A presidente Dilma tem amplo respaldo para vetar todo o Código Florestal canhestro que lhe chegou às mãos. E, ao fazer isso, estará quebrando outro tabu: o de que as razões econômicas têm que se sobrepor à quaisquer outras, ao largo de valores de justiça social, de cidadania, de respeito aos diretos humanos e ambientais.

Está em suas mãos a grande responsabilidade de fazer a necessária inflexão histórica de um modelo de desenvolvimento superado para outro, que garanta algumas oitavas a cima em nosso atual padrão civilizatório.

Num mundo onde se sobrepõem várias crises e no qual o clube dos países ricos tenta se entender para superar suas enormes fragilidades e manter as rédeas da hegemonia global ainda com base na velha economia, a emergência de uma liderança política conectada com a agenda do futuro como solução duradoura e verdadeira é uma oportunidade que transcende ao Brasil, e a presidente Dilma não deveria perdê-la.

Para isso tem credibilidade e popularidade. Duas vantagens que não podem ter um fim nelas mesmas, como um apanágio pessoal do governante. Elas são uma espécie de licença generosa dada ao governante para agir não como mero refém das circustãncias, mas como estadista que consegue penetrar na esfera do sonho para torná-lo possível e assim fazer a diferença, surpreender.
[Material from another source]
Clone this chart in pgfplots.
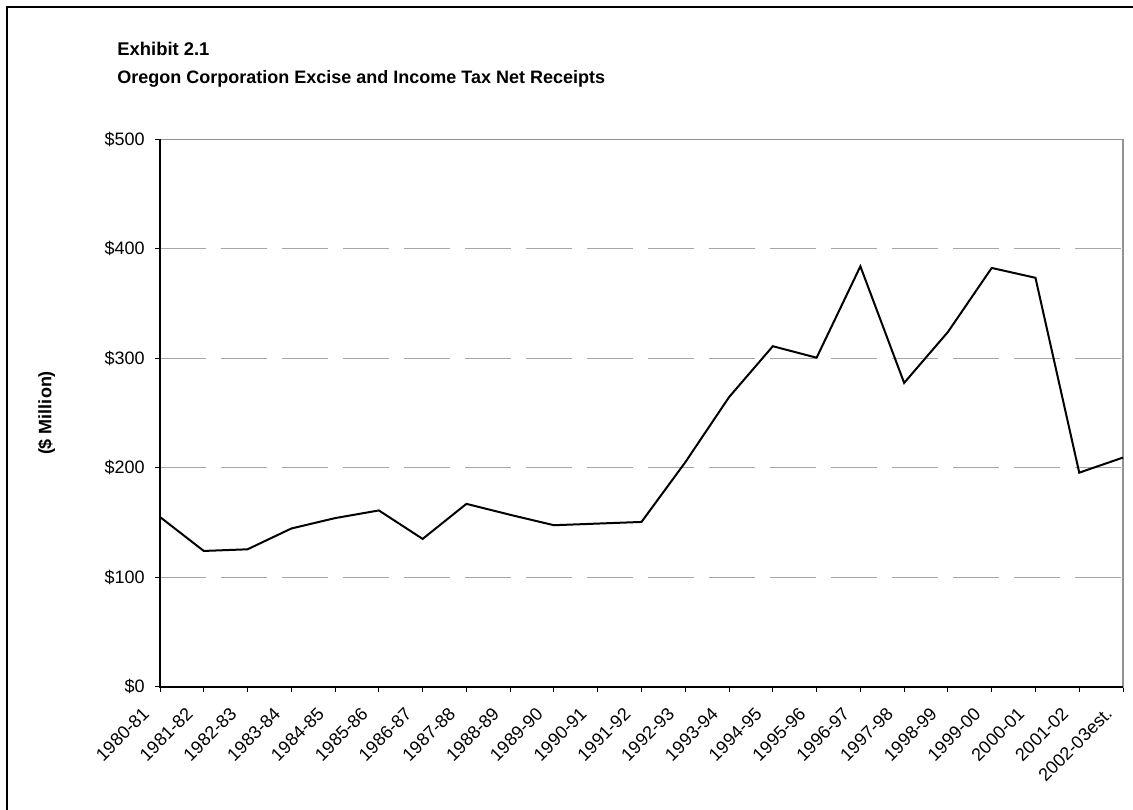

Presidente, resista aos que pensam que ao pintar de verde-amarelo a devastação das florestas, estão defendendo os interesses da agricultura e da sociedade brasileira. Resista aos apelos para desconsiderar os alertas da ciência e da maioria do povo brasileiro e aos que esperam fazer crer à sociedade que recompor os termos do projeto do Senado representa uma boa solução.
Reabra o debate para, como numa eleição de dois turnos, tenhamos a chance de aprofundar o debate e votar novamente, como a senhora tão bem o pode experimentar.  Seu veto será uma espécie de segundo turno em uma eleição cujo candidato é o futuro do Brasil e de nossas florestas.
Em tempo: sugiro, presidente, que a senhora assista o documentário O Vale, de João Moreira Salles e Marcos Sá Correa. É uma obra que revela de modo contundente o mal que a sociedade brasileira clama para que a senhora evite.